It wasn't just music that hit the heights in 1994, just look at the caliber of movies released that year:
1. Pulp Fiction
2. The Shawshank Redemption
3. Forrest Gump
4. The Lion King
5. Speed
6. Dumb and Dumber
7. True Lies
8. The Mask
9. Natural Born Killers
10. Clerks
11. Interview with the Vampire
12. Legends of the Fall
13. Four Weddings and a Funeral
14. Stargate
15. Quiz Show
16. The Crow
17. The Professional (Léon)
18. Ace Ventura: Pet Detective
19. Ed Wood
20. Maverick
21. Reality Bites
22. Clear and Present Danger
23. Heavenly Creatures
24. The Client
25. Little Women
26. Natural Born Killers
27. Street Fighter
28. The Flintstones
29. Little Rascals
30. Blown Away
31. Disclosure
32. Junior
33. I.Q.
34. The Madness of King George
35. The Adventures of Priscilla, Queen of the Desert
36. Crooklyn
37. In the Mouth of Madness
38. The Hudsucker Proxy
39. Timecop
40. Wyatt Earp
I don't think we've seen a year chock full of quality like that since 1939.
Music was an integral part of many, if not most, of those films.

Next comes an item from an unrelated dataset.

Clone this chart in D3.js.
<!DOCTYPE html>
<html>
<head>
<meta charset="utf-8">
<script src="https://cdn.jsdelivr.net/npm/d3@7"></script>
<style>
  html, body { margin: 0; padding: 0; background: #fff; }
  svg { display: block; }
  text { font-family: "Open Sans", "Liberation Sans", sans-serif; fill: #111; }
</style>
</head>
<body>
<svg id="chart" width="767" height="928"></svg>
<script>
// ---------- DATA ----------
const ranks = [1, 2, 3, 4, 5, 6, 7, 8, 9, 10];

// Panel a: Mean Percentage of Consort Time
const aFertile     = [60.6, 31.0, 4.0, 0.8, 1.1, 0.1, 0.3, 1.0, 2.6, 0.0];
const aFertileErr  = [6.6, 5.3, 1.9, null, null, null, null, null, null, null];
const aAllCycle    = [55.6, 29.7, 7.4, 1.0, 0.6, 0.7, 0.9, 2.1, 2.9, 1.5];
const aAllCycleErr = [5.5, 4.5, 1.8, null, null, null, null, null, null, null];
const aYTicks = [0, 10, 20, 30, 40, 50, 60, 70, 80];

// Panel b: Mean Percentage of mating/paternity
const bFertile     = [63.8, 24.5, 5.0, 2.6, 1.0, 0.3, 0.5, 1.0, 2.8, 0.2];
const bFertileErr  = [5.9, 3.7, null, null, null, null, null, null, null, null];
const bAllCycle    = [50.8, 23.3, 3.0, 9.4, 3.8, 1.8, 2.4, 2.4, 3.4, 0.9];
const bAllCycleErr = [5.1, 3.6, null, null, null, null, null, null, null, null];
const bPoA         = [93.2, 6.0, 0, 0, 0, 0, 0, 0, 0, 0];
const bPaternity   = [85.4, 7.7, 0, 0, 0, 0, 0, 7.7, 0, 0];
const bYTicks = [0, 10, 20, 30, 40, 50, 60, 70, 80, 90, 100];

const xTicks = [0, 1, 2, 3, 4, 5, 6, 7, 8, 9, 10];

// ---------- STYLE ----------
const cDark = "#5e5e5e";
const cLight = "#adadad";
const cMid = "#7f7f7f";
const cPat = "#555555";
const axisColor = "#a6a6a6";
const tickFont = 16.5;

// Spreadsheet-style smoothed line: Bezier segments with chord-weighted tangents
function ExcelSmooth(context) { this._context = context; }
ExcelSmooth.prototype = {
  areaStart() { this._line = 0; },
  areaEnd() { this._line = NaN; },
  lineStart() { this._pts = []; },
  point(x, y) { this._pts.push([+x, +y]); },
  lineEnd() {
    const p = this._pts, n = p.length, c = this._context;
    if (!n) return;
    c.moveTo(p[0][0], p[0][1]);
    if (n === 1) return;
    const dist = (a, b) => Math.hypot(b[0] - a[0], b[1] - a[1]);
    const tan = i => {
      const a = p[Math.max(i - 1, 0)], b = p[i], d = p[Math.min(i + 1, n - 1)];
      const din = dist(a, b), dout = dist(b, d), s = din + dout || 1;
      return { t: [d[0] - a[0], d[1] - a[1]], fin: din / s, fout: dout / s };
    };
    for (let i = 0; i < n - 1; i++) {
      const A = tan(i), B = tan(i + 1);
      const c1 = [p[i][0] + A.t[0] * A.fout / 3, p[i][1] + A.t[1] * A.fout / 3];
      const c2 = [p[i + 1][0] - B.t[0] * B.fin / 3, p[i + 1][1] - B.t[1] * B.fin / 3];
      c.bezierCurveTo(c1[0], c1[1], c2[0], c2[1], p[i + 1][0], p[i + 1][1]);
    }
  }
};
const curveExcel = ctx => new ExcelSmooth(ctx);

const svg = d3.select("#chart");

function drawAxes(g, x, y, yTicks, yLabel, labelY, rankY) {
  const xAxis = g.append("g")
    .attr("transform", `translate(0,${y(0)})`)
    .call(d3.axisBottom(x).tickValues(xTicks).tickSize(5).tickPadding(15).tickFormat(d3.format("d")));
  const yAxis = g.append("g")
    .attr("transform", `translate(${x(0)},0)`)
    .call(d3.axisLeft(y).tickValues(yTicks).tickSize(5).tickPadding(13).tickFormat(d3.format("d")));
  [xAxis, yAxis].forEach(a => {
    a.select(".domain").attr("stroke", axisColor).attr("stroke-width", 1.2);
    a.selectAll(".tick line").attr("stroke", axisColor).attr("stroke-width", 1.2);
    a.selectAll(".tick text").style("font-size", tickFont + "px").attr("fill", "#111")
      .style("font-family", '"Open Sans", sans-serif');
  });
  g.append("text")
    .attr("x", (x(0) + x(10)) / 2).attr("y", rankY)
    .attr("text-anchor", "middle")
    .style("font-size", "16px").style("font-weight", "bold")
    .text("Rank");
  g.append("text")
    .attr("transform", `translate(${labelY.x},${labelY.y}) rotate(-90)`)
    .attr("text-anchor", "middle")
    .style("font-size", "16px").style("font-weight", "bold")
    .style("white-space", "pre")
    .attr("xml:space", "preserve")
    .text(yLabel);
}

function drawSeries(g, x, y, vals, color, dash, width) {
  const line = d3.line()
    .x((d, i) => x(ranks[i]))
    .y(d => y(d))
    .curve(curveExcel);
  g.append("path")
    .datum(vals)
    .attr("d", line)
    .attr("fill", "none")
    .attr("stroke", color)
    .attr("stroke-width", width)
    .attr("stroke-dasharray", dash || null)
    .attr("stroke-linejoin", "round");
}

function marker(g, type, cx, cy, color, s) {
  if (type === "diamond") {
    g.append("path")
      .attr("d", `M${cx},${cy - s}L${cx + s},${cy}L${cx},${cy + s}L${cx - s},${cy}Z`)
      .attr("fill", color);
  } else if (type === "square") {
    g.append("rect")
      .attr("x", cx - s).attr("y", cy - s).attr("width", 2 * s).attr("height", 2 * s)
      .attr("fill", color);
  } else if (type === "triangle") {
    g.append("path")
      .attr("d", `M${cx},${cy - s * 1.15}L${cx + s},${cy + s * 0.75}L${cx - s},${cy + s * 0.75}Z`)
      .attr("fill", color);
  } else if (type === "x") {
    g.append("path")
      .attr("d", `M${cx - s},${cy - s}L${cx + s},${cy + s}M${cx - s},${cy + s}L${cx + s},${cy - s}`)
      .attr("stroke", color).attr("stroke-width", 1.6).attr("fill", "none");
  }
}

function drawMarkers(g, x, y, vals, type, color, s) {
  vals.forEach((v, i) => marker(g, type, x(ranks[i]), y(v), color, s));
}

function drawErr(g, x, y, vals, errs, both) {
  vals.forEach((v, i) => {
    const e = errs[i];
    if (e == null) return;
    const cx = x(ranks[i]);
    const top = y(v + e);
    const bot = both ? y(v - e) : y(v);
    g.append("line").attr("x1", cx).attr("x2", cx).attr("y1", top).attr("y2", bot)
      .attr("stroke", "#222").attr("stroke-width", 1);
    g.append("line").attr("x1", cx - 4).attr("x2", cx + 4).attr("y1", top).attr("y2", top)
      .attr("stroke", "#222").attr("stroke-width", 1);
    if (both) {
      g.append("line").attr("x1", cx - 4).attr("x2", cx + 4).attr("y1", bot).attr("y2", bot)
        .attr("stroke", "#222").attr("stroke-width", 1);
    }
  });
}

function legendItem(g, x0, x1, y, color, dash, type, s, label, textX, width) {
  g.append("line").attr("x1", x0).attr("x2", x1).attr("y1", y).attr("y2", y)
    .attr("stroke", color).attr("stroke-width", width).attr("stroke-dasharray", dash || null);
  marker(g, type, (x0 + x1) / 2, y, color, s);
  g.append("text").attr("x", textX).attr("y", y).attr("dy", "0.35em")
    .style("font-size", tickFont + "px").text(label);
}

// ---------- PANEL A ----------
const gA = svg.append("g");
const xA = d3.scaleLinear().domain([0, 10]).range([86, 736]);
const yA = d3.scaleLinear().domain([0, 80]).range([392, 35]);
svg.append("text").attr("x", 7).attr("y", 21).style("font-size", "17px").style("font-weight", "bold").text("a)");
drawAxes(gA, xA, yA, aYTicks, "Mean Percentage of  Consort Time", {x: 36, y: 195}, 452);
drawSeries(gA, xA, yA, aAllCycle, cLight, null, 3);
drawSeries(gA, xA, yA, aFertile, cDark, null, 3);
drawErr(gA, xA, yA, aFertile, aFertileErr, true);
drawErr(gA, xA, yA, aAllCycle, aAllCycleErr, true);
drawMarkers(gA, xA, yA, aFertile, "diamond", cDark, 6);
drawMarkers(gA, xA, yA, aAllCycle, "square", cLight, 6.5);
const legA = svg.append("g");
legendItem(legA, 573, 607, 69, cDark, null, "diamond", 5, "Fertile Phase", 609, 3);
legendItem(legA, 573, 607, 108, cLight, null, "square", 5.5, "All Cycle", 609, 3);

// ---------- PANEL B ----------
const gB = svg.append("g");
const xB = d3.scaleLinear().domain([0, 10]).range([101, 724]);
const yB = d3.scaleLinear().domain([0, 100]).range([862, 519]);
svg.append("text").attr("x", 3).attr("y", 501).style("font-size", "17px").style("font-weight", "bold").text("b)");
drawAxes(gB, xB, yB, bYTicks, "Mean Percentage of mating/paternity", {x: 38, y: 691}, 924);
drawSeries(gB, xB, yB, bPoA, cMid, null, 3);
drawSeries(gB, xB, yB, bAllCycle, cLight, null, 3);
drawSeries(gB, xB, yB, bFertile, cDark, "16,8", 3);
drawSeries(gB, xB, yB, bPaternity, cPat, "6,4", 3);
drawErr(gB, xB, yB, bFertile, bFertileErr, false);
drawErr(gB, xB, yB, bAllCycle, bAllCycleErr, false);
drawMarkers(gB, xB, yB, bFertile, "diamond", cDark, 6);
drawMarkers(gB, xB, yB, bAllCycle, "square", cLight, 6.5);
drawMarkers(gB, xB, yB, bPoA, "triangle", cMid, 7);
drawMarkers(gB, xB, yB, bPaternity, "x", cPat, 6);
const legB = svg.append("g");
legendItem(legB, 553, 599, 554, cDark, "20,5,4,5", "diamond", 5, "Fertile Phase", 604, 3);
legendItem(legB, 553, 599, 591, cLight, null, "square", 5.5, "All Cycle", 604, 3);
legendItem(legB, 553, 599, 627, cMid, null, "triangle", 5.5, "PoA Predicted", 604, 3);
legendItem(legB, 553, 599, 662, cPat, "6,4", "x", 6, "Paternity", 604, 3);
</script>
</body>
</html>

Many are great. A smaller few are iconic. The Lion King falls into that second category.
If you weren't there in 1977, watching the first 5 minutes of what would later be called "Episode 4: A New Hope", then I don't know what to tell you, pal. I can expend a steamer trunk full of breath trying to describe it to you, but I'll never really be able to nail down exactly what that was like being there. I imagine it's like the difference between just watching the Zapruder film, and actually standing on the grassy knoll that fateful November morning.
The opening sequence to The Lion King is up there in that rarefied atmosphere. Even 30 years removed from it's release, if you do not have goosebumps, or some kind of stirring in your soul, when that final drum sounds and that iconic title card blazes onto the screen, then I don't know what to tell you, pal.